Ces gens sont enclins à la rapine plus qu’à la guerre ; ils ne se montraient pas hostiles aux Français, et n’opposaient pas d’entrave à leur passage. Çà et là dans la brousse quelques coups de fusil partaient, dont on ne pouvait pas toujours dire qui les avait provoqués. Les villages faisaient acte de soumission empressée, soit qu’ils n’eussent aucune envie de se soustraire à notre puissance, soit que la force irrésistible du commandant Gérard leur dictât l’immédiate résignation.
On a conservé la relation de l’un des kabares1 dans lesquels la soumission s’affirmait solennellement sous forme de serment public. L’île Rouge est une de ces terres à peine en saillie au-dessus de la plaine du Bétsirire, entourée d’une ceinture large d’un kilomètre de vase et de marais, mais où, durant la saison choisie pour l’expédition, il est possible d’arriver sans pirogue en suivant un isthme couvert de végétation aquatique, tantôt de hautes herbes touffues, tantôt de bararates, petits roseaux à feuilles piquantes fort goûtées des bœufs sakalaves, et dont les indigènes, souffrant du paludisme, se servent pour des fumigations fébrifuges.
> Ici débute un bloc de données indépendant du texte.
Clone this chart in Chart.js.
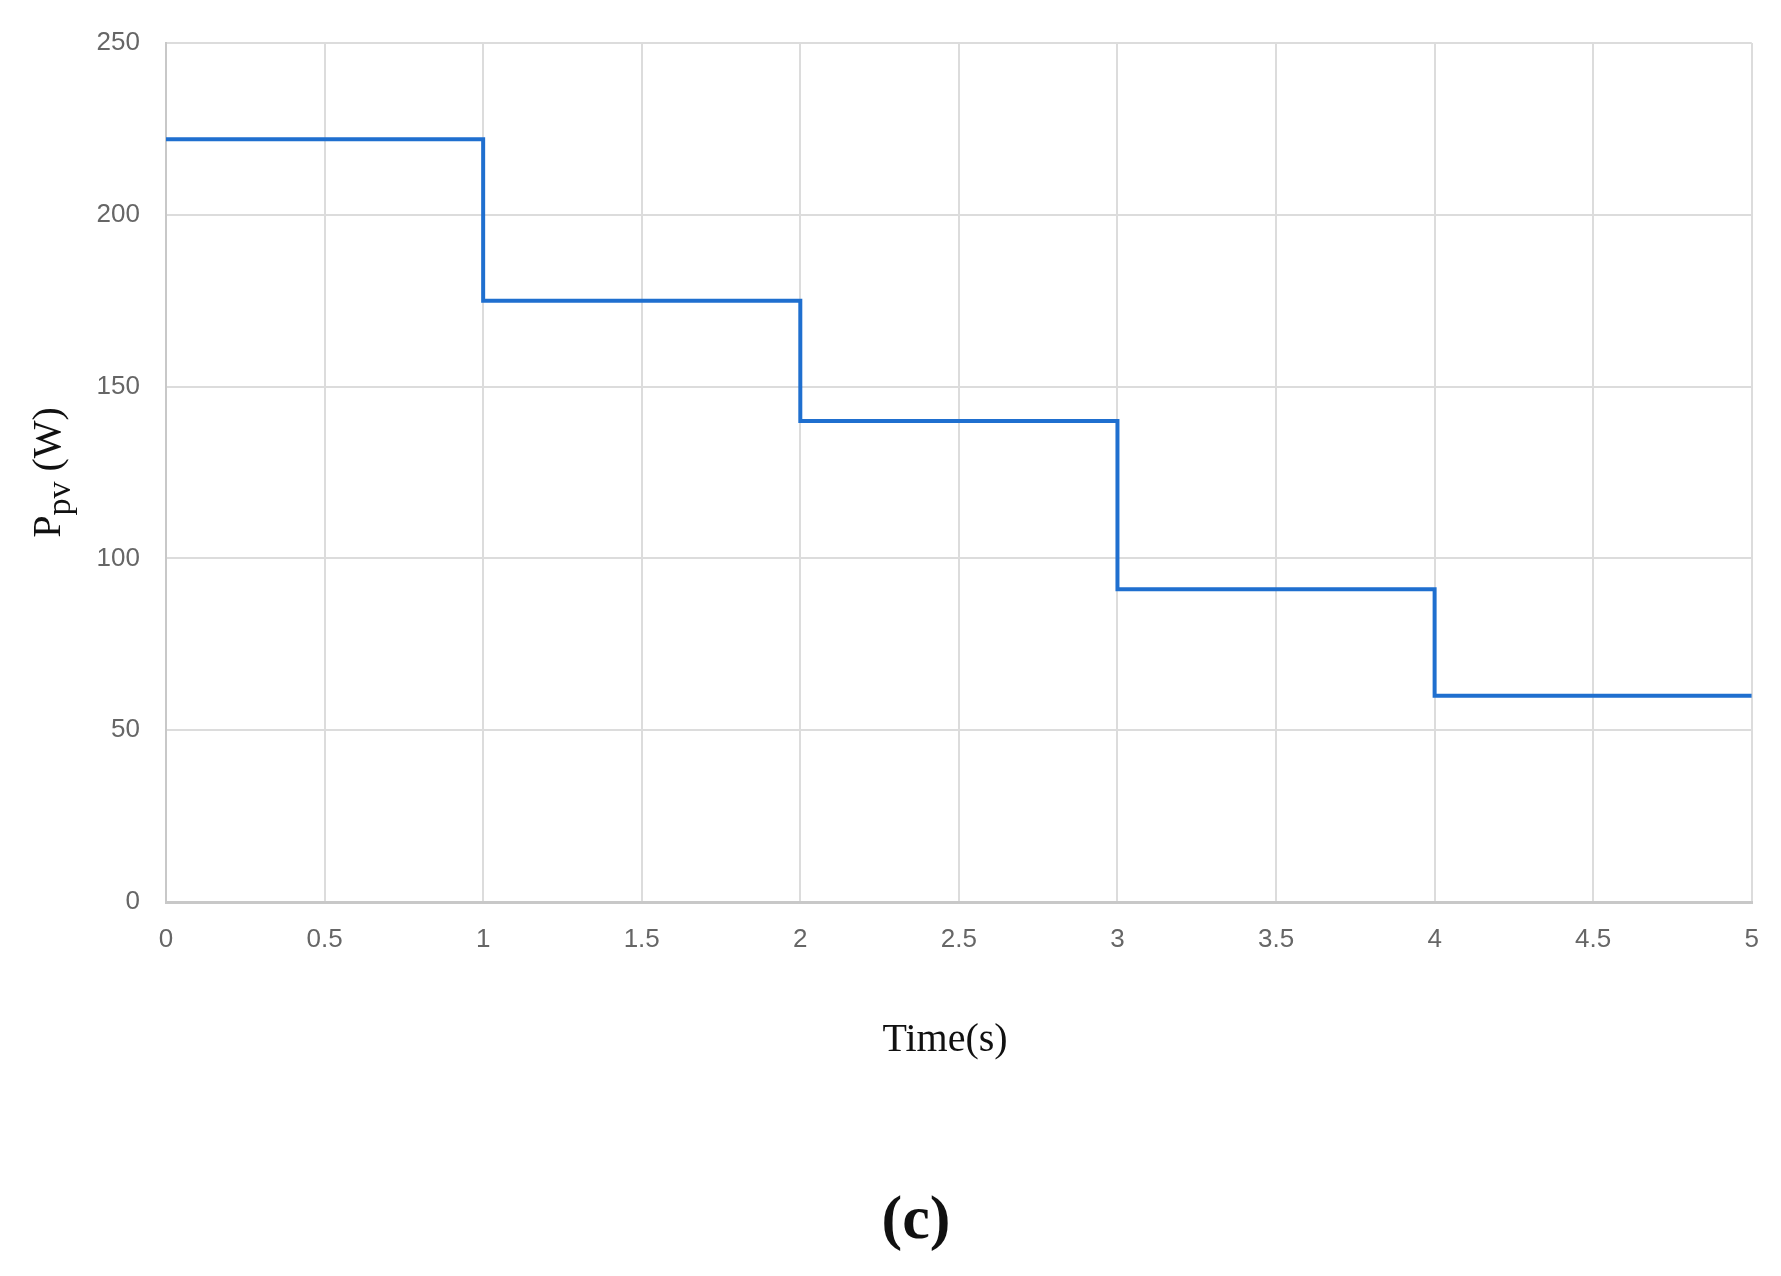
<!DOCTYPE html>
<html>
<head>
<meta charset="utf-8">
<script src="https://cdn.jsdelivr.net/npm/chart.js@4/dist/chart.umd.min.js"></script>
<style>
  html, body { margin: 0; padding: 0; background: #fff; }
  #wrap { width: 1781px; height: 1276px; }
</style>
</head>
<body>
<div id="wrap"><canvas id="pvChart"></canvas></div>
<script>
// step changes of PV power
const stepTimes = [0, 1, 2, 3, 4, 5];
const powerValues = [222, 175, 140, 91, 60, 60];
const xTicks = [0, 0.5, 1, 1.5, 2, 2.5, 3, 3.5, 4, 4.5, 5];
const yTicks = [0, 50, 100, 150, 200, 250];

const points = stepTimes.map((t, i) => ({ x: t, y: powerValues[i] }));

// axis titles, caption and the subscript in Ppv
const labelsPlugin = {
  id: 'labels',
  afterDraw(chart) {
    const c = chart.ctx;
    const area = chart.chartArea;
    c.save();
    c.fillStyle = '#111';
    c.textAlign = 'center';
    c.textBaseline = 'middle';
    c.font = '40px "Liberation Serif"';
    c.fillText('Time(s)', 945, 1040);
    c.font = 'bold 62px "Liberation Serif"';
    c.fillText('(c)', 916, 1222);

    // rotated y title: P + subscript pv + (W)
    c.translate(46, (area.top + area.bottom) / 2);
    c.rotate(-Math.PI / 2);
    c.textAlign = 'left';
    c.textBaseline = 'alphabetic';
    const big = '40px "Liberation Serif"';
    const small = '34px "Liberation Serif"';
    c.font = big;
    const wP = c.measureText('P').width;
    c.font = small;
    const wSub = c.measureText('pv').width;
    c.font = big;
    const wRest = c.measureText(' (W)').width;
    let x = -(wP + wSub + wRest) / 2;
    c.fillText('P', x, 14);
    x += wP;
    c.font = small;
    c.fillText('pv', x, 24);
    x += wSub;
    c.font = big;
    c.fillText(' (W)', x, 14);
    c.restore();
  }
};

const tickFont = { family: '"Liberation Sans Narrow", "Liberation Sans", sans-serif', size: 26 };

new Chart(document.getElementById('pvChart'), {
  type: 'line',
  data: {
    datasets: [{
      data: points,
      stepped: 'before',
      borderColor: '#1f6fcf',
      borderWidth: 4,
      pointRadius: 0,
      fill: false
    }]
  },
  options: {
    responsive: true,
    maintainAspectRatio: false,
    animation: false,
    layout: { padding: { top: 43, right: 26, left: 0, bottom: 0 } },
    plugins: { legend: { display: false }, tooltip: { enabled: false } },
    scales: {
      x: {
        type: 'linear',
        min: 0,
        max: 5,
        afterBuildTicks(scale) { scale.ticks = xTicks.map(v => ({ value: v })); },
        afterFit(scale) { scale.height = 374; },
        ticks: { color: '#666', font: tickFont, padding: 22, maxRotation: 0, callback: v => String(v) },
        grid: { color: '#dcdcdc', lineWidth: 2, drawTicks: false },
        border: { color: '#c8c8c8', width: 3 }
      },
      y: {
        min: 0,
        max: 250,
        afterBuildTicks(scale) { scale.ticks = yTicks.map(v => ({ value: v })); },
        afterFit(scale) { scale.width = 166; },
        ticks: { color: '#666', font: tickFont, padding: 26 },
        grid: { color: '#dcdcdc', lineWidth: 2, drawTicks: false },
        border: { color: '#c8c8c8', width: 2 }
      }
    }
  },
  plugins: [labelsPlugin]
});
</script>
</body>
</html>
Le 18 août 1897, 1000 Sakalaves et 400 de leurs femmes s’assemblèrent à l’île Rouge. En face d’eux étaient rangés des détachements de nos troupes, tirailleurs sénégalais et algériens; au centre à l’ombre d’un tamarinier, l’état-major. Le commandant s’assit sur un pliant, entre 2 porte-drapeaux, faisant flotter les couleurs françaises. Après avoir rendu 500 sagaies et 150 fusils à pierres, les chefs sakalaves durent venir baiser les pieds du chef français. Puis les 400 femmes, tenant chacune à la main une orange, s’approchèrent en longue théorie, firent une génuflexion -gracieuse, dit le narrateur- et une à une déposèrent les oranges devant le commandant. Dans cette offrande, ajoute le narrateur devenu ironique, dans l’offrande de ce fruit qui pousse spontanément, il faut voir le symbole du maximum d’efforts dont le Sakalave paresseux est susceptible. Alors les discours se font entendre: le commandant Gérard proclame que « depuis l’exile de la reine Rànavàlo, les Français sont maîtres de Madagascar et protecteurs de tous les peuples »2 Il désigne le chef qu’il impose aux Sakalaves du Bétsirire, et ordonne de lui jurer fidélité. Une pièce d’or est jetée dans un bassin plein d’eau, et une belle sagaie plongée dans le bassin, la pointe portant sur la pièce d’or; de la main droite, les sept chefs saisissent la hampe, et l’un, au nom de tous, prête le serment de fidélité: « Par l’or, par l’eau, par la terre, par Dieu, nous jurons d’être fidèles. Puissions-nous mourir si nous nous parjurons! » Et avec l’eau désormais sacrée du bassin, les chefs aspergent la foule.
Ainsi, d’étape en étape, les manifestations pacifiques suspendaient la marche de la colonne, d’augure favorable pour la facilité de notre implantation dans l’ouest, mais de nature à dépiter certains soldats qu’anime la vocation de la guerre, et qui se voyaient frustrés de la joie de faire parler la poudre, frustrés surtout des récompenses décernées après le combat.
La canonnière la Surprise attendait sur la côte l’arrivée de la colonne. À la prière de son capitaine, l’agent des messageries maritimes à Mouroundave était venu à l’embouchure de la Tsiribihine.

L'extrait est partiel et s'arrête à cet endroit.